My father, a former D1 pitcher, screams from downstairs. I sit in my room, pondering, as he calls my name. It is time to work out again, for the second time today and fourth time this week. It’s only Tuesday. He himself won’t allow for anything less than perfect, anything less isn’t good enough. Maybe I feel like I’m not good enough.
They do not deserve my freedom more than I do…
So why perfection?
Regardless of what causes it, resentment and hatred build. So many factors that I can’t let go of regardless of if it is bad for me. So why? It all leaves me so incomplete.
So is my desire to feel complete? Is this not achievable in apathy?
Perhaps, but these nights grow cold and I tire of this inner dialogue. No matter what, life is hard on its own.

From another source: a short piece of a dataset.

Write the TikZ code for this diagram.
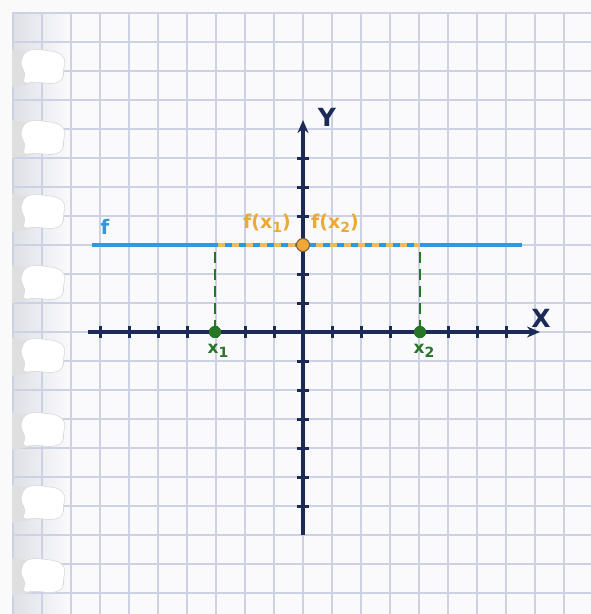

Perfection is who I’ve become. Yearning for more is who I am.
I know nothing beyond reason. I do not wish for pressure, nor do I wish to be cooler than everyone. It all leads to resentment, bitterness, and stagnation.
Maybe I live to be seen as normal.
So what do I live for?
Simply, I live. I have made perfection my personality and now there is a constant hatred in my soul. I feel lost and hopeless. I live to be happy, but this is impossible. People misunderstand me, but people misunderstand everyone. People bicker, people overstep; they miscalculate their proximities. The inherent clumsiness of “being” guarantees conflict. Conflict is what I wish to avoid, but these points show where conflict is most felt.
Is this not what I fight to avoid…what I ache for?
Those awkward moments, attempts at connection, when my mask slips off and they stare into my real eyes.
Maybe I wish for another shaking bundle of desire, draped in our beautiful flaws, whispering, “It’s okay. I am still here.”